Lost for Words by Edward St. Aubyn
Picador, an imprint of Pan Macmillan, 2014; 261 pp
Reviewed by Winnie Khaw
From the very first look the reader will note that the diverting font design and arrangement of the book cover is perhaps a bit too zany for the dry wit of the writing style enclosed. But that's enough of superficial observations on marketing taste, though ironic discrepancy is one of the internal organs of Edward St. Aubyn's entertaining satire on the secret world of literary award decision-making, Lost for Words. A side character notes with omniscient clarity the book's essential lesson: "sometimes you have to read the judges rather than the books."
The five members of the Elysian Literary Prize committee, a number of whom are distressingly unqualified, all harbor a personal agenda at odds with the sort of objectivity hoped for in such positions. From this fount of wisdom gushes forth an amusing look at an assortment of characters ranging, briefly, from the unintelligibly pretentious Didier (writer of a unintelligibly pretentious and unreadable manuscript), the alluring Katherine Burns, an author whose submission for the Elysian prize was accidently swapped with a cookbook--to the waspish Chair of the Board Malcolm Craig, to the mopey Sam Black and pompous Sonny.
Yet, for all its farcical insanity of character profiles (who can be shallow despite marked distinctions in personality), Lost for Words seems oddly at a standstill in terms of plot. Tensions increase as Judgment Day in the form of the award's dinner ceremony draws close and there appears to be no clear winner, and yet the story, perhaps intentionally, is more of a countdown than a propulsion forward. Lost for Words, presumably referring to the panicky and banal prize-conferring speech by Malcolm at the end of the night, is in terms of narrative never at a loss for precise language that frequently ventures into hilarity. However, the inconsistent cleverness, unfortunately, unfavorably offsets "in-between" lines that approach dullness in comparison.

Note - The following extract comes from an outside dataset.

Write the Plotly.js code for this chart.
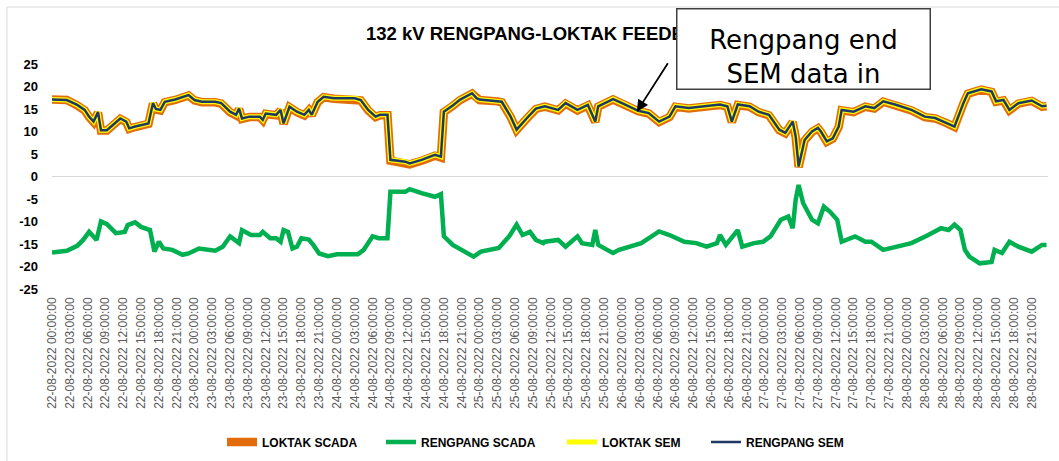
<!DOCTYPE html>
<html>
<head>
<meta charset="utf-8">
<script src="https://cdn.plot.ly/plotly-3.0.1.min.js"></script>
<style>html,body{margin:0;padding:0;background:#fff;}#chart{width:1059px;height:461px;}</style>
</head>
<body>
<div id="chart"></div>
<script>
// Day + time stamps (August 2022) for the Loktak / Rengpang SEM series
const upperTimes = [
  "22 00:00","22 02:30","22 04:15","22 05:30","22 06:15","22 07:00","22 07:45","22 08:15","22 09:15","22 10:15","22 11:30","22 12:30","22 13:00","22 14:00","22 15:00","22 16:15","22 17:00","22 17:30","22 18:15","22 19:00","22 20:45","22 22:15","22 23:00",
  "23 00:00","23 01:15","23 03:30","23 04:30","23 06:00","23 07:00","23 07:30","23 08:00","23 09:15","23 11:00","23 11:30","23 12:00","23 13:45","23 14:30","23 15:00","23 16:00","23 17:15","23 18:30","23 19:15","23 19:45","23 20:45","23 21:45","23 23:30",
  "24 03:00","24 04:00","24 05:15","24 06:30","24 07:15","24 08:30","24 09:00","24 11:30","24 12:15","24 14:15","24 16:30","24 17:30","24 18:00","24 19:30","24 20:45","24 22:45","24 23:30",
  "25 00:00","25 03:00","25 03:45","25 05:15","25 06:15","25 08:00","25 09:30","25 11:00","25 13:15","25 14:30","25 16:30","25 18:15","25 19:30","25 20:00","25 21:00","25 22:30",
  "26 00:00","26 02:45","26 04:30","26 06:15","26 08:00","26 09:00","26 11:15","26 13:30","26 16:30","26 17:45","26 18:30","26 19:30","26 21:30","26 23:00",
  "27 00:45","27 02:30","27 03:30","27 04:45","27 05:15","27 05:45","27 06:45","27 08:00","27 09:00","27 09:30","27 10:30","27 11:30","27 12:30","27 13:00","27 15:00","27 17:00","27 18:30","27 20:00","27 22:00",
  "28 00:45","28 03:00","28 04:45","28 06:45","28 08:00","28 09:30","28 10:15","28 12:30","28 14:15","28 15:00","28 16:15","28 17:15","28 18:45","28 21:00","28 22:45","28 23:30"
];
const loktakScada = [
  17.1,17.0,15.8,14.7,13.2,12.1,14.2,10.2,10.2,11.3,12.8,12.1,10.6,11.0,11.3,11.7,16.2,14.9,14.7,16.5,17.0,17.6,18.0,
  16.9,16.5,16.5,16.2,14.3,13.6,15.0,12.8,13.2,13.2,12.5,13.9,13.6,14.7,11.7,15.4,14.3,13.6,14.7,13.6,16.5,17.6,17.3,
  17.3,16.9,14.7,13.2,13.6,13.6,3.5,3.1,2.7,3.5,4.6,4.2,14.3,15.7,17.0,18.4,17.3,
  17.0,16.7,16.5,13.2,10.3,12.9,15.0,15.5,14.7,16.2,14.7,15.8,12.1,15.5,16.2,17.1,
  16.2,14.5,14.0,12.1,13.2,15.5,15.1,15.5,15.9,15.5,12.1,15.9,15.5,14.3,
  13.6,10.3,9.6,12.1,8.8,2.1,8.0,9.9,10.7,9.9,7.7,8.4,11.0,14.7,14.3,15.5,15.1,16.6,15.9,
  14.7,13.2,12.9,11.8,11.0,16.2,18.4,19.3,18.8,16.6,16.9,14.7,16.2,16.8,15.5,15.6
];
const loktakSem = [
  17.1,17.0,15.9,14.8,13.3,12.2,14.3,10.3,10.3,11.4,12.9,12.2,10.7,11.1,11.4,11.8,16.3,15.0,14.8,16.6,17.1,17.7,18.1,
  17.0,16.6,16.6,16.3,14.4,13.7,15.1,12.9,13.3,13.3,12.6,14.0,13.7,14.8,11.8,15.5,14.4,13.7,14.8,13.7,16.6,17.7,17.4,
  17.4,17.0,14.8,13.3,13.7,13.7,3.7,3.3,2.9,3.7,4.8,4.4,14.4,15.8,17.1,18.5,17.4,
  17.1,16.8,16.6,13.3,10.4,13.0,15.1,15.6,14.8,16.3,14.8,15.9,12.2,15.6,16.3,17.2,
  16.3,14.6,14.1,12.2,13.3,15.6,15.2,15.6,16.0,15.6,12.2,16.0,15.6,14.4,
  13.7,10.4,9.7,12.2,8.9,2.2,8.1,10.0,10.8,10.0,7.8,8.5,11.1,14.8,14.4,15.6,15.2,16.7,16.0,
  14.8,13.3,13.0,11.9,11.1,16.3,18.5,19.4,18.9,16.7,17.0,14.8,16.3,16.9,15.6,15.7
];
const rengpangSem = [
  17.1,17.0,15.9,14.8,13.3,12.2,14.3,10.3,10.3,11.4,12.9,12.2,10.7,11.1,11.4,11.8,16.3,15.0,14.8,16.6,17.1,17.7,18.1,
  17.0,16.6,16.6,16.3,14.4,13.7,15.1,12.9,13.3,13.3,12.6,14.0,13.7,14.8,11.8,15.5,14.4,13.7,14.8,13.7,16.6,17.7,17.4,
  17.4,17.0,14.8,13.3,13.7,13.7,3.7,3.3,2.9,3.7,4.8,4.4,14.4,15.8,17.1,18.5,17.4,
  17.1,16.8,16.6,13.3,10.4,13.0,15.1,15.6,14.8,16.3,14.8,15.9,12.2,15.6,16.3,17.2,
  16.3,14.6,14.1,12.2,13.3,15.6,15.2,15.6,16.0,15.6,12.2,16.0,15.6,14.4,
  13.7,10.4,9.7,12.2,8.9,2.2,8.1,10.0,10.8,10.0,7.8,8.5,11.1,14.8,14.4,15.6,15.2,16.7,16.0,
  14.8,13.3,13.0,11.9,11.1,16.3,18.5,19.4,18.9,16.7,17.0,14.8,16.3,16.9,15.6,15.7
];
// Rengpang SCADA series
const rengScadaTimes = [
  "22 00:00","22 02:30","22 04:15","22 05:15","22 06:15","22 07:30","22 08:15","22 09:15","22 10:45","22 12:15","22 12:45","22 14:00","22 15:00","22 16:30","22 17:15","22 18:00","22 18:45","22 20:15","22 22:00","22 23:00",
  "23 00:45","23 03:30","23 04:45","23 06:00","23 07:30","23 08:00","23 09:30","23 11:00","23 11:30","23 12:45","23 13:45","23 14:30","23 15:00","23 15:45","23 16:30","23 17:15","23 18:00","23 19:15","23 20:00","23 21:00","23 22:30",
  "24 00:00","24 03:30","24 04:30","24 06:00","24 07:00","24 08:30","24 09:00","24 11:30","24 12:15","24 14:15","24 16:30","24 17:30","24 18:00","24 19:30","24 20:30","24 21:45","24 23:00",
  "25 00:15","25 03:15","25 05:00","25 06:15","25 07:15","25 08:30","25 09:30","25 10:45","25 11:00","25 13:15","25 14:30","25 16:30","25 17:15","25 19:00","25 19:30","25 20:00","25 21:30","25 22:30","25 23:30",
  "26 01:00","26 03:15","26 06:15","26 08:00","26 10:30","26 12:30","26 14:15","26 16:00","26 16:30","26 17:30","26 19:30","26 20:15","26 22:15","26 23:45",
  "27 01:00","27 02:45","27 04:00","27 04:45","27 05:15","27 05:45","27 06:30","27 08:00","27 09:00","27 10:00","27 11:00","27 12:15","27 13:00","27 15:15","27 17:00","27 18:00","27 20:00","27 22:00",
  "28 00:45","28 03:15","28 05:45","28 07:00","28 08:00","28 09:00","28 09:45","28 10:30","28 12:15","28 14:15","28 14:45","28 16:00","28 17:15","28 18:45","28 21:00","28 22:45","28 23:30"
];
const rengpangScada = [
  -16.9,-16.5,-15.4,-14.1,-12.3,-14.1,-10.0,-10.6,-12.6,-12.3,-10.8,-10.2,-11.2,-11.9,-16.7,-14.5,-16.0,-16.3,-17.4,-17.1,
  -16.0,-16.5,-15.6,-13.3,-14.8,-11.9,-13.0,-13.0,-12.3,-13.7,-13.7,-14.5,-11.9,-12.3,-16.0,-15.6,-13.7,-14.0,-15.2,-17.1,-17.7,
  -17.3,-17.3,-16.3,-13.3,-13.7,-13.7,-3.4,-3.4,-2.8,-3.7,-4.5,-3.9,-13.3,-15.2,-15.9,-16.7,-17.8,
  -16.7,-15.9,-13.3,-10.7,-13.0,-12.3,-14.1,-14.8,-14.5,-14.1,-15.6,-13.3,-14.8,-15.2,-11.9,-15.2,-16.3,-17.0,-16.3,
  -15.6,-14.8,-12.2,-13.0,-14.5,-14.8,-15.6,-14.8,-13.0,-15.2,-11.9,-15.6,-14.8,-14.5,
  -13.3,-9.6,-8.9,-11.5,-5.2,-1.9,-5.9,-9.6,-10.4,-6.7,-7.8,-9.6,-14.5,-13.3,-14.5,-14.5,-16.3,-15.6,
  -14.8,-13.2,-11.5,-11.9,-10.7,-11.9,-16.3,-17.8,-19.3,-19.0,-16.3,-17.0,-14.5,-15.6,-16.7,-15.2,-15.2
];
const seriesNames = ["LOKTAK SCADA","RENGPANG SCADA","LOKTAK SEM","RENGPANG SEM"];
const seriesColors = ["#E36C0A","#00B050","#FFFF00","#1F3864"];
const yTickVals = [25,20,15,10,5,0,-5,-10,-15,-20,-25];
const yTickText = ["25","20","15","10","5","0","-5","-10","-15","-20","-25"];
const chartTitle = "132 kV RENGPANG-LOKTAK FEEDER";
const noteText = "Rengpang end<br>SEM data in";
const arrowAt = {x: "26 02:30", y: 14.4};

const toDate = s => "2022-08-" + s;
const ut = upperTimes.map(toDate);
const gt = rengScadaTimes.map(toDate);

const traces = [
  {x: ut, y: loktakScada, name: seriesNames[0], legend: "legend", type: "scatter", mode: "lines", line: {color: seriesColors[0], width: 8.5}},
  {x: gt, y: rengpangScada, name: seriesNames[1], legend: "legend2", type: "scatter", mode: "lines", line: {color: seriesColors[1], width: 4.5}},
  {x: ut, y: loktakSem, name: seriesNames[2], legend: "legend3", type: "scatter", mode: "lines", line: {color: seriesColors[2], width: 5}},
  {x: ut, y: rengpangSem, name: seriesNames[3], legend: "legend4", type: "scatter", mode: "lines", line: {color: seriesColors[3], width: 2.5}}
];

const legendFont = {family: "Liberation Sans, Arial, sans-serif", size: 12, color: "#000000", weight: "bold"};
const legendAt = left => ({orientation: "h", x: left / 1059, xref: "container", xanchor: "left",
  y: 0.0412, yref: "container", yanchor: "middle", font: legendFont, itemwidth: 30, bgcolor: "rgba(0,0,0,0)"});

const layout = {
  width: 1059, height: 461,
  margin: {l: 52, r: 11, t: 64, b: 172, pad: 0},
  paper_bgcolor: "#ffffff", plot_bgcolor: "#ffffff",
  showlegend: true,
  hovermode: false,
  title: {text: chartTitle, x: 0.502, xref: "container", xanchor: "center", y: 0.928, yref: "container", yanchor: "middle",
          font: {family: "Liberation Sans, Arial, sans-serif", size: 18.5, color: "#000000", weight: "bold"}},
  xaxis: {
    type: "date",
    range: [toDate("22 00:00"), toDate("28 23:45")],
    tickformat: "%d-%m-%Y %H:%M:%S",
    tick0: toDate("22 00:00"), dtick: 3 * 3600 * 1000,
    tickangle: -90,
    tickfont: {family: "Liberation Sans, Arial, sans-serif", size: 12, color: "#595959"},
    ticklabelstandoff: 5,
    showgrid: false, zeroline: false, showline: false, ticks: "",
    fixedrange: true
  },
  yaxis: {
    range: [-25, 25],
    tickvals: yTickVals, ticktext: yTickText,
    tickfont: {family: "Liberation Sans, Arial, sans-serif", size: 13, color: "#000000", weight: "bold"},
    showgrid: false, showline: false, ticks: "",
    zeroline: true, zerolinecolor: "#D9D9D9", zerolinewidth: 1.5,
    ticklabelstandoff: 13,
    fixedrange: true
  },
  legend: legendAt(222),
  legend2: legendAt(381),
  legend3: legendAt(562),
  legend4: legendAt(706),
  shapes: [
    {type: "rect", xref: "paper", yref: "paper", x0: -0.0452, x1: 1.027, y0: -0.827, y1: 1.2533,
     line: {color: "#D9D9D9", width: 1}, fillcolor: "rgba(0,0,0,0)", layer: "below"}
  ],
  annotations: [
    {x: toDate(arrowAt.x), y: arrowAt.y, xref: "x", yref: "y", text: "", showarrow: true,
     ax: 32, ay: -50, arrowhead: 2, arrowsize: 1.3, arrowwidth: 1.8, arrowcolor: "#000000"},
    {x: 0.7545, y: 1.2511, xref: "paper", yref: "paper", xanchor: "center", yanchor: "top",
     text: noteText, showarrow: false, width: 252, height: 79, valign: "bottom", align: "center",
     bgcolor: "#ffffff", bordercolor: "#404040", borderwidth: 1.5, borderpad: 0,
     font: {family: "DejaVu Sans, sans-serif", size: 26, color: "#000000"}}
  ]
};

Plotly.newPlot("chart", traces, layout, {displayModeBar: false, staticPlot: true});
</script>
</body>
</html>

At the extreme last minute before presentation of the prize, Malcolm finds himself, as the title suggests, lost for words, having to "improvise a merger of two [possible book awardee] endings and present the resulting train wreck as some kind of cultural triumph." The entire process of a tiny group of probably dubious talents determining which single book out of hundreds ought to win a national literary commendation, down to the finale, is clearly ridiculous, according to St. Aubyn's portrayal. Absolutely there are inventive and perceptive lines scattered liberally throughout the text, especially due to misinterpretation, such as when one of the committee (Jo), pushes for a work which she describes as the "boldest metafictional performance of our time" but is actually a cookbook.
Unevenly shifting from one character's perspective to another, the story loses momentum as it winds down to the dinner, to the effect that there is a tremendous amount of pressure (an authorial joke?) on the final scene to bring everything to a dazzling conclusion. St. Aubyn does not wholly succeed in compensating for his earlier halting steps. Still, the robust energy of a high-jumper of an author, turning his head impossibly in mid-air to wink at his audience, is easily evident in the writing and many times deserves cheers, though not a record-breaking score.